Step 3: Set Deadlines With a Hard Lock
A timeline that works:
- T-14: Data due from all contributors
- T-10: First assembly and cross-check
- T-7: CEO review and narrative draft
- T-5: LOCK — no more changes to data sections
- T-3: Distribute to board members
The critical word is lock.
Without a hard lock, someone always sends “updated numbers” at T-1. Then you need to re-check every cross-reference. Then the CEO’s narrative doesn’t match the new data. Then the board reads a deck where slide 4 contradicts slide 17. Then a board member asks about the discrepancy and the CEO looks at you.
You know this cycle. You’ve lived it.
The hard lock means: after T-5, data sections are frozen. Period. If the VP of Sales closes a deal at T-4 that changes the pipeline numbers, it goes in the verbal update at the meeting. It does not go in the deck. The deck is done.
This feels uncomfortable at first. “But the numbers won’t be perfectly current!” Correct. And the board will survive. What they won’t survive is a deck that contradicts itself because someone jammed in changes 48 hours before distribution.
How to Enforce the Lock
Make it social, not technical. At the T-5 mark, send one message: “Board materials are locked. Any changes from this point forward go in the CEO’s verbal remarks.” Copy the CEO. Copy the section owners. That’s it.
The first time someone violates the lock, hold the line. The second time, they won’t try.
Step 4: One Escalation Path
Not everyone will submit on time. You need a plan for that, and the plan needs to be boring and predictable.
- T-14: Data due
- T-13: Automated reminder to anyone who hasn’t submitted
- T-12: Personal follow-up from CFO
- T-10: Escalation to CEO
Three touches. That’s it.
If someone needs a fourth reminder, the problem isn’t the process. It’s the person. That’s a management conversation, not a board prep conversation. Escalate it out of your workflow and into the CEO’s one-on-one with that exec.
The escalation path gives you a script — you don’t have to decide each cycle whether to nag or escalate. And it signals to the team that board prep has teeth. Missing the deadline isn’t “oops, I’ll send it tomorrow.” It’s “the CEO is going to ask you about it.”
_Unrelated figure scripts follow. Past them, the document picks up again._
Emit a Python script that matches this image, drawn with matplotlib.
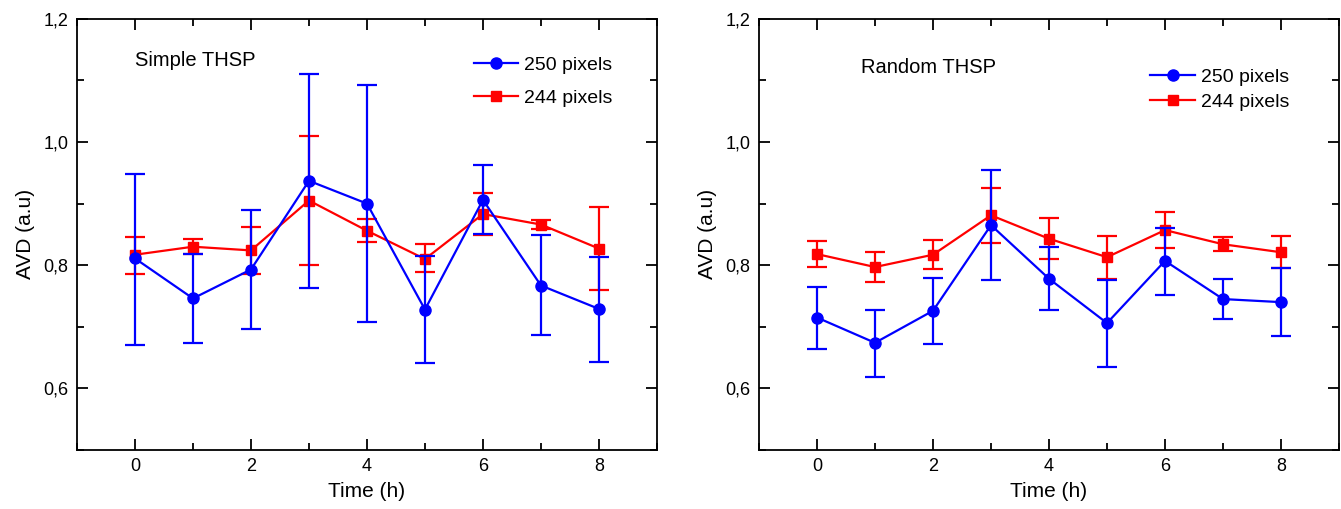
"""Two-panel AVD vs time chart (simple vs random THSP)."""
import matplotlib
matplotlib.use("Agg")
import matplotlib.pyplot as plt
from matplotlib.ticker import MultipleLocator, FuncFormatter
import numpy as np

# ---- data ----
hours = [0, 1, 2, 3, 4, 5, 6, 7, 8]

# Simple THSP
simple_250 = [0.811, 0.746, 0.793, 0.937, 0.900, 0.728, 0.906, 0.767, 0.729]
simple_250_lo = [0.671, 0.673, 0.696, 0.763, 0.707, 0.641, 0.850, 0.686, 0.643]
simple_250_hi = [0.948, 0.818, 0.889, 1.111, 1.093, 0.815, 0.962, 0.849, 0.814]
simple_244 = [0.817, 0.830, 0.824, 0.905, 0.856, 0.810, 0.883, 0.866, 0.827]
simple_244_lo = [0.785, 0.818, 0.785, 0.800, 0.837, 0.789, 0.849, 0.859, 0.760]
simple_244_hi = [0.846, 0.842, 0.862, 1.009, 0.875, 0.834, 0.918, 0.873, 0.895]

# Random THSP
random_250 = [0.715, 0.674, 0.726, 0.865, 0.778, 0.706, 0.807, 0.745, 0.740]
random_250_lo = [0.664, 0.618, 0.672, 0.776, 0.727, 0.635, 0.751, 0.712, 0.685]
random_250_hi = [0.765, 0.728, 0.779, 0.954, 0.829, 0.776, 0.861, 0.777, 0.795]
random_244 = [0.818, 0.797, 0.817, 0.881, 0.843, 0.813, 0.857, 0.834, 0.821]
random_244_lo = [0.797, 0.772, 0.794, 0.836, 0.810, 0.778, 0.828, 0.823, 0.795]
random_244_hi = [0.839, 0.822, 0.841, 0.926, 0.876, 0.847, 0.887, 0.845, 0.847]

panels = [
    ("Simple THSP", simple_250, simple_250_lo, simple_250_hi,
     simple_244, simple_244_lo, simple_244_hi),
    ("Random THSP", random_250, random_250_lo, random_250_hi,
     random_244, random_244_lo, random_244_hi),
]

plt.rcParams.update({
    "font.family": ["Liberation Sans", "DejaVu Sans"],
    "font.size": 13,
    "axes.linewidth": 1.3,
})

BLUE = "#0000ff"
RED = "#ff0000"


def comma(v, _pos):
    return f"{v:.1f}".replace(".", ",")


def draw_series(ax, y, lo, hi, color, marker, ms, label):
    y = np.asarray(y)
    yerr = [y - np.asarray(lo), np.asarray(hi) - y]
    ax.errorbar(hours, y, yerr=yerr, fmt="none", ecolor=color,
                elinewidth=1.6, capsize=7.5, capthick=1.6)
    ax.plot(hours, y, color=color, linewidth=1.6, marker=marker,
            markersize=ms, label=label)


fig = plt.figure(figsize=(13.41, 5.09), dpi=100)
ax_pos = [[0.0574, 0.116, 0.4325, 0.847], [0.566, 0.116, 0.4325, 0.847]]
text_pos = [(0.10, 0.903), (0.176, 0.888)]
leg_pos = [(0.684, 0.913), (0.675, 0.885)]
leg_space = [0.78, 0.37]

for i, (name, b, blo, bhi, r, rlo, rhi) in enumerate(panels):
    ax = fig.add_axes(ax_pos[i])
    draw_series(ax, r, rlo, rhi, RED, "s", 6.5, "244 pixels")
    draw_series(ax, b, blo, bhi, BLUE, "o", 8, "250 pixels")

    ax.set_xlim(-1, 9)
    ax.set_ylim(0.5, 1.2)
    ax.xaxis.set_major_locator(MultipleLocator(2))
    ax.xaxis.set_minor_locator(MultipleLocator(1))
    ax.yaxis.set_major_locator(MultipleLocator(0.2))
    ax.yaxis.set_minor_locator(MultipleLocator(0.1))
    ax.yaxis.set_major_formatter(FuncFormatter(comma))
    ax.set_yticks([0.6, 0.8, 1.0, 1.2])
    ax.tick_params(which="both", direction="in", top=True, right=True,
                   labelsize=13, width=1.3)
    ax.tick_params(which="major", length=8, pad=6)
    ax.tick_params(which="minor", length=5)

    ax.set_xlabel("Time (h)", fontsize=15, labelpad=5)
    ax.set_ylabel("AVD (a.u)", fontsize=15, labelpad=6)

    ax.text(*text_pos[i], name, transform=ax.transAxes, fontsize=14.5,
            va="center", ha="left")

    handles, labels = ax.get_legend_handles_labels()
    ax.legend(handles[::-1], labels[::-1], loc="upper left",
              bbox_to_anchor=leg_pos[i], frameon=False, fontsize=14,
              borderaxespad=0, borderpad=0, handlelength=2.3,
              handletextpad=0.3, labelspacing=leg_space[i])

fig.savefig("out.png", dpi=100)
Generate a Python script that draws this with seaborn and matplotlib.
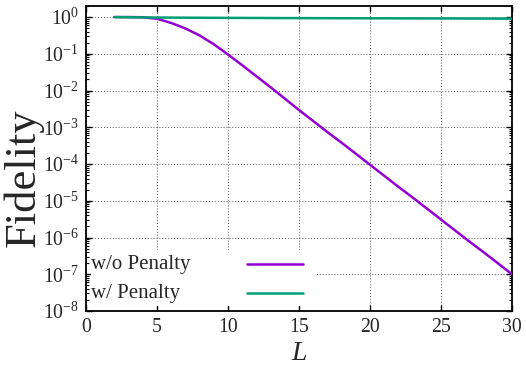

What If It’s the CEO Who’s Late?
This happens more than anyone admits. The CEO is supposed to review the assembled deck at T-7 and often doesn’t touch it until T-3.
Handle it the same way. The process applies to everyone. Set the expectation at the start of the quarter: “This is the timeline. I need your review by T-7 or we ship without your narrative edits.” Most CEOs will respect the deadline once they realize you’re serious. The ones who don’t are telling you something about how they value board governance.
The First Cycle Hurts. The Third One Flies.
The first board cycle using this process is painful. You’re training everyone on the template. You’re enforcing deadlines that didn’t exist before. You’re having conversations about data formats that feel absurdly detailed.
The second cycle takes half the time. People remember the template. They remember the deadline. They remember the escalation.
By the third cycle, people just submit on time because the process is clear and the cost of not following it is known. You stop chasing. You start analyzing. You go back to the work you’re actually good at.
The Real Win
This is about getting back to the work you were hired for.
Five days chasing leaves two days for analysis. One day assembling pre-formatted submissions leaves six.
The board doesn’t need you to be a project manager. They need you to be the person who sees around corners in the numbers. You can’t do that when you’re buried in Slack threads asking for updated headcount slides.
Build It Once
You went to school for finance, not project management. So stop managing projects.
Define the deliverables. Set the schema. Lock the timeline. Automate the escalation. Do it once. Refine it once. Then let the process carry the weight so you can do the job you were actually hired for.
The best board prep is boring. Nobody talks about it because there’s nothing to talk about. The deck goes out on time. The numbers tie. You didn’t have to yell at anyone.
Stop being the person who chases. Be the person who built the process that made chasing unnecessary.